Vers des acquittements requis?

Les avocats généraux ont jugé "incongru" par exemple que Salah Abdeslam, qui encourt la réclusion criminelle à perpétuité, n'ait été recruté que deux jours avant les attentats. "Etonnant" aussi, ont-ils estimé, ce "café" qui aurait été visé mais que l'accusé est incapable d'identifier, et qui n'apparaît nulle part dans les documents listant les "cibles, découverts dans un ordinateur de la cellule jihadiste. Enfin difficile à croire encore qu'il ait opéré "tout seul", alors que les autres commandos étaient tous composés de trois terroristes.

"On a l’impression que vous continuez à vous comporter comme un des futurs auteurs d’un attentat", s'étonne le magistrat face à un Mohamed Abrini assurant avoir simplement accompagné ses amis à Paris la veille des attentats, sans jamais avoir eu l'intention d'y participer et sans en connaître les contours.

Lors du procès des attentats de janvier 2015, l'avocate générale avait rappelé que "face à l’horreur des crimes, il faut garder la tête de marbre" et "taire" l'émotion au moment de "revêtir cette robe de magistrat". Le but des débats et de la peine n'était pas "de faire payer aux vivants les fautes des morts mais de punir les vivants pour leurs fautes qui ont permis aux morts de tuer sur leur passage". Certains avocats de parties civiles imaginent déjà alors des acquittements requis dans ce procès qui juge les attaques qui ont fait 130 morts le 13 novembre 2015.
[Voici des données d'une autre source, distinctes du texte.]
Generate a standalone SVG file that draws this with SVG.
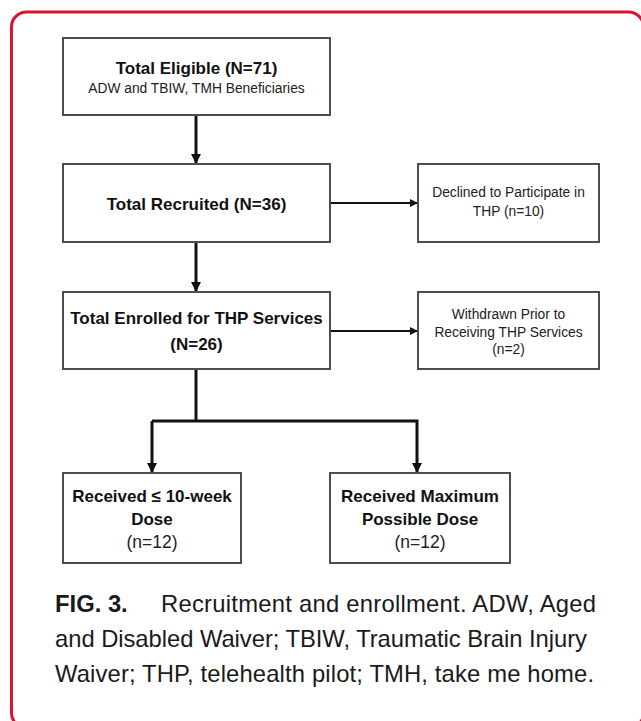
<svg xmlns="http://www.w3.org/2000/svg" width="641" height="721" viewBox="0 0 641 721">
<style>
.box{fill:#fff;stroke:#4d4d4d;stroke-width:2}
.b{font-family:"Liberation Sans",Arial,sans-serif;font-weight:bold;font-size:17px;fill:#111;text-anchor:middle}
.r{font-family:"Liberation Sans",Arial,sans-serif;font-size:13.8px;fill:#222;text-anchor:middle}
.rn{font-family:"Liberation Sans",Arial,sans-serif;font-size:17.5px;fill:#222;text-anchor:middle}
.main{fill:none;stroke:#111;stroke-width:3}
.side{fill:none;stroke:#111;stroke-width:2}
.cap{font-family:"Liberation Sans",Arial,sans-serif;font-size:23.8px;fill:#1a1a1a}
</style>
<defs>
<marker id="ah" markerUnits="userSpaceOnUse" markerWidth="12" markerHeight="12" refX="10" refY="5" orient="auto"><path d="M0,0 L10,5 L0,10 z" fill="#111"/></marker>
<marker id="ahs" markerUnits="userSpaceOnUse" markerWidth="10" markerHeight="10" refX="8" refY="4" orient="auto"><path d="M0,0 L8,4 L0,8 z" fill="#111"/></marker>
</defs>
<rect x="0" y="0" width="641" height="721" fill="#fff"/>
<rect id="frame" x="11.5" y="12" width="632" height="716" rx="15" fill="none" stroke="#d9142f" stroke-width="3"/>
<g id="connectors">
<line class="main" x1="196" y1="115" x2="196" y2="164" marker-end="url(#ah)"/>
<line class="main" x1="196" y1="242" x2="196" y2="292" marker-end="url(#ah)"/>
<line class="side" x1="330" y1="203" x2="418" y2="203" marker-end="url(#ahs)"/>
<line class="side" x1="330" y1="331" x2="418" y2="331" marker-end="url(#ahs)"/>
<polyline class="main" points="196,369 196,421"/>
<polyline class="main" points="152,421 417,421 417,473" marker-end="url(#ah)"/>
<line class="main" x1="152" y1="421" x2="152" y2="473" marker-end="url(#ah)"/>
</g>
<g id="eligible">
<rect class="box" x="63" y="38" width="267" height="77"/>
<text class="b" x="196.5" y="74">Total Eligible (N=71)</text>
<text class="r" x="196.5" y="92.5" font-size="13.2">ADW and TBIW, TMH Beneficiaries</text>
</g>
<g id="recruited">
<rect class="box" x="63" y="164" width="267" height="78"/>
<text class="b" x="196.5" y="210">Total Recruited (N=36)</text>
</g>
<g id="declined">
<rect class="box" x="418" y="164" width="181" height="78"/>
<text class="r" x="508.5" y="197">Declined to Participate in</text>
<text class="r" x="508.5" y="216">THP (n=10)</text>
</g>
<g id="enrolled">
<rect class="box" x="63" y="292" width="267" height="77"/>
<text class="b" x="196.5" y="324" font-size="16.4">Total Enrolled for THP Services</text>
<text class="b" x="196.5" y="350">(N=26)</text>
</g>
<g id="withdrawn">
<rect class="box" x="418" y="292" width="181" height="77"/>
<text class="r" x="508.5" y="319">Withdrawn Prior to</text>
<text class="r" x="508.5" y="336.5">Receiving THP Services</text>
<text class="r" x="508.5" y="354">(n=2)</text>
</g>
<g id="partial">
<rect class="box" x="63" y="473" width="178" height="90"/>
<text class="b" x="152" y="502">Received ≤ 10-week</text>
<text class="b" x="152" y="525">Dose</text>
<text class="rn" x="152" y="548">(n=12)</text>
</g>
<g id="maximum">
<rect class="box" x="330" y="473" width="180" height="90"/>
<text class="b" x="420" y="502">Received Maximum</text>
<text class="b" x="420" y="525">Possible Dose</text>
<text class="rn" x="420" y="548">(n=12)</text>
</g>
<g id="caption">
<text class="cap" x="55" y="612" font-weight="bold">FIG. 3.</text>
<text class="cap" x="161" y="612" textLength="435">Recruitment and enrollment. ADW, Aged</text>
<text class="cap" x="55" y="647" textLength="532">and Disabled Waiver; TBIW, Traumatic Brain Injury</text>
<text class="cap" x="55" y="682" textLength="539">Waiver; THP, telehealth pilot; TMH, take me home.</text>
</g>
</svg>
Il y a certaines infractions pour lesquelles il y aura peut-être des acquittements, se prépare Me Catherine Szwarc. Les infractions doivent être interprétées très strictement. Il y a un texte avec des conditions. Si les conditions sont remplies, l’infraction est constituée. S’il y a une seule condition qui n’est pas remplie ou s’il y a le moindre doute, l’infraction n’est pas consituée. Point."